***** Entries
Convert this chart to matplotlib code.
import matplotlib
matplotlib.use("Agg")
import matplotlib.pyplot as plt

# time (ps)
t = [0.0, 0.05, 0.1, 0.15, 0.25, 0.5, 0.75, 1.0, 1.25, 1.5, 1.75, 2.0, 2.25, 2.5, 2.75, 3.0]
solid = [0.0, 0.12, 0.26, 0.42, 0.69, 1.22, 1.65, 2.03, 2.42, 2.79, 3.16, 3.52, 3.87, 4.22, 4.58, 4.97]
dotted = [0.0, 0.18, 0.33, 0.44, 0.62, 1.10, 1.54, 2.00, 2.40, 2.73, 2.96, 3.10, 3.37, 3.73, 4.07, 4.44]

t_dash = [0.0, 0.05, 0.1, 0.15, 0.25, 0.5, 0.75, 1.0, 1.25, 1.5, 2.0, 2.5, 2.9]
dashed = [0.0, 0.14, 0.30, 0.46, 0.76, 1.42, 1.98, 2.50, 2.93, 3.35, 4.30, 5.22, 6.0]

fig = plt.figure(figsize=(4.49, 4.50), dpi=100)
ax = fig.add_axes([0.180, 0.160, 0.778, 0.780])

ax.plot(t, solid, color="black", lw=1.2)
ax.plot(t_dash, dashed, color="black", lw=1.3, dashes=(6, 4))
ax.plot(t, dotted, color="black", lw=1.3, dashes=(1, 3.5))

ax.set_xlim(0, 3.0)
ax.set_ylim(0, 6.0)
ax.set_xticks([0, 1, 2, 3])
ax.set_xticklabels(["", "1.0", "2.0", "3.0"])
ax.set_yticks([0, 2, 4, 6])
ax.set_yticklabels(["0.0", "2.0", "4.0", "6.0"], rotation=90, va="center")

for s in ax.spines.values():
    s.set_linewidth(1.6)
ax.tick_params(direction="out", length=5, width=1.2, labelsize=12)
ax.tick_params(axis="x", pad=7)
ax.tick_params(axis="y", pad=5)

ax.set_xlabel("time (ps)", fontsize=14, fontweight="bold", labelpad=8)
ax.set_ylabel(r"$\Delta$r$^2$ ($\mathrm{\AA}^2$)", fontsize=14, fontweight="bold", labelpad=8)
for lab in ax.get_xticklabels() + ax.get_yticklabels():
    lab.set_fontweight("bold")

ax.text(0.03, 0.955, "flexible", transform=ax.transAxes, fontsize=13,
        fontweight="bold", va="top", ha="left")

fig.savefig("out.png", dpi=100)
**********
***** Entries
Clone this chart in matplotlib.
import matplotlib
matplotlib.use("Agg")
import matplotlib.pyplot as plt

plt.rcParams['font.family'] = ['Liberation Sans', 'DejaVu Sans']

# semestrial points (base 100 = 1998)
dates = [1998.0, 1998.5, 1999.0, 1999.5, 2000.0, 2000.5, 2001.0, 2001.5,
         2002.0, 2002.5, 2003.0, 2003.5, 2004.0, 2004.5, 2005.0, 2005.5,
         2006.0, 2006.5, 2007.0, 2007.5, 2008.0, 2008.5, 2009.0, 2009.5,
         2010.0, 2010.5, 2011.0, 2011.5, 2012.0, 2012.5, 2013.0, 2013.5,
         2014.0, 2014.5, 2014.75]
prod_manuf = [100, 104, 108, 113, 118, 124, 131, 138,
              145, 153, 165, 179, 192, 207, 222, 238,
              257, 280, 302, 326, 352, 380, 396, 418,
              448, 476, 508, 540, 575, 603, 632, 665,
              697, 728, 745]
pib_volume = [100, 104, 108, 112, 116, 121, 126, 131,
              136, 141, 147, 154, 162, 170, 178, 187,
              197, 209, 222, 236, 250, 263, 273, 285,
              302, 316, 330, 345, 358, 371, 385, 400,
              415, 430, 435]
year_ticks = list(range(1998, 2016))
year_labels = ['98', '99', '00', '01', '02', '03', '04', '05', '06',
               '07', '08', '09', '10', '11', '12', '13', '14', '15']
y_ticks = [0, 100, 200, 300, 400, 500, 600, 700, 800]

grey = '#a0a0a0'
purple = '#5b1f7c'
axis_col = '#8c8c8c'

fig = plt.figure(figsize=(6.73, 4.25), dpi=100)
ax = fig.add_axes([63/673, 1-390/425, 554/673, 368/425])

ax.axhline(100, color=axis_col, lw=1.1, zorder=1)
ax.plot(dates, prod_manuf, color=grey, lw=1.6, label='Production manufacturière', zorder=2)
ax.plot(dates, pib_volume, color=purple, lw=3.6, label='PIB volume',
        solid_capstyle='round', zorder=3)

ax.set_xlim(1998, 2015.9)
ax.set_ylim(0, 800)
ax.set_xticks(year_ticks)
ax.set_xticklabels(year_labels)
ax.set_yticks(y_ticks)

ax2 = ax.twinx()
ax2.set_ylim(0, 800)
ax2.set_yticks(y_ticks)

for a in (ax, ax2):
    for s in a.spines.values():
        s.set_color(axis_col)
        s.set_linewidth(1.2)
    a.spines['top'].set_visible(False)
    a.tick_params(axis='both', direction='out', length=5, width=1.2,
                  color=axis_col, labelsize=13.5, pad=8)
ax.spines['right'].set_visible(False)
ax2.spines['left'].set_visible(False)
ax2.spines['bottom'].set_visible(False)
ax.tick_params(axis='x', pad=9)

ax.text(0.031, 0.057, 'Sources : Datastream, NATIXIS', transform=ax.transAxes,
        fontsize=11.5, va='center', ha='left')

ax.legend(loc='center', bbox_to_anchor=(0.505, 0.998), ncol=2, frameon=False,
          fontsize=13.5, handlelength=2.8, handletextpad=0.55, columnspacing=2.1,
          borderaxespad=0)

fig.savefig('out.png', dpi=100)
**********
* **What you should do**
Give again, word for word, every line of the listing above from the one with "Clone this chart in matplotlib." to the one with "plt.rcParams['font.family'] = ['Liberation", both inclusive, and nothing beyond them.

* **Answer to this exercise**
Clone this chart in matplotlib.
import matplotlib
matplotlib.use("Agg")
import matplotlib.pyplot as plt

plt.rcParams['font.family'] = ['Liberation Sans', 'DejaVu Sans']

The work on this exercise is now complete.